This is a theorem made in Kodaira's Complex Manifolds and Deformation of Complex Structures Chpt 1, Sec 1.2, Thm 1.20. I understood the proof is done by reparametrization and showing independence of partial derivatives but I still have a hard time to convince myself that the statement is intuitively clear.
Thm 1.20 Let $f_1(z),\dots, f_m(z)$ be holomorphic in a domain of $C^n$. Suppose $rank(\frac{\partial(f_1,\dots, f_m)}{\partial(z_1,\dots, z_n)})=v$ independent of $z$ in domain. If $z_0$ is a point of this domain s.t. $det(\frac{\partial(f_1,\dots, f_v)}{\partial(z_1,\dots, z_v)})\neq 0$ at $z=z_0$, then there exists neighborhood $U(z_0)$ s.t. $f_{v+1},\dots, f_{m}$ are functions of $f_1,\dots, f_v$.

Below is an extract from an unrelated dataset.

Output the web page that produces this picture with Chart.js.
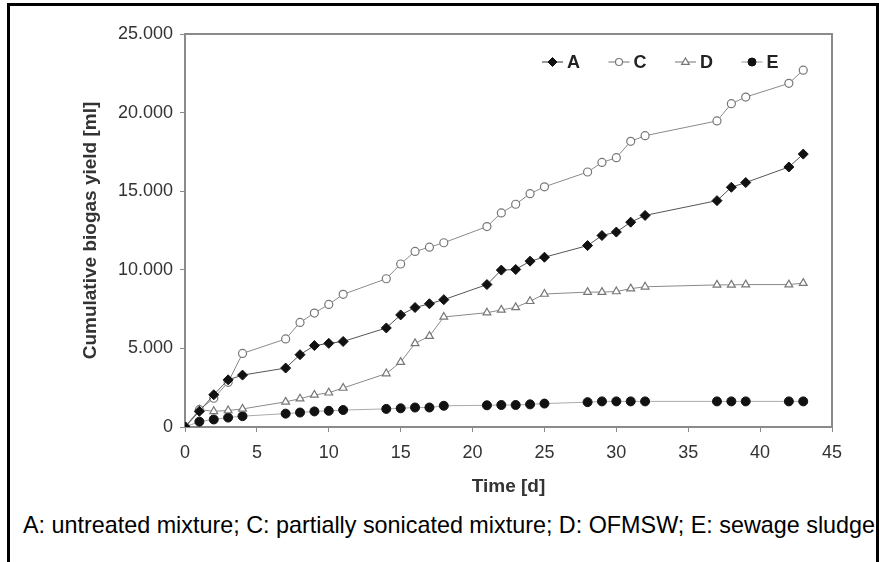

$\textbf{Q:}$ What is relation between submanifold via constant rank($f_1,\dots, f_v$ defines a submanifold) and the consequence that $f_{v+1},\dots, f_m$ are functions of $f_1,\dots, f_v$ if one can deduce conclusion from submanifold here? In other words, what is geometric interpretation of the conclusion? It seems that the statement itself has nothing to do with holomorphicity. Hence, I believe the statement is true for real smooth functions as well.
Note that in a neighborhood of $z_0$ we have $df_j\wedge df_1\wedge\dots\wedge df_\nu = 0$ for any $j=\nu+1,\dots,m$ (or else the rank would be at least $\nu+1$). This means that $df_j$ is a (functional) linear combination of $df_1,\dots,df_\nu$, which in turn means that $f_j$ is a function (on that neighborhood) of $f_1,\dots,f_\nu$.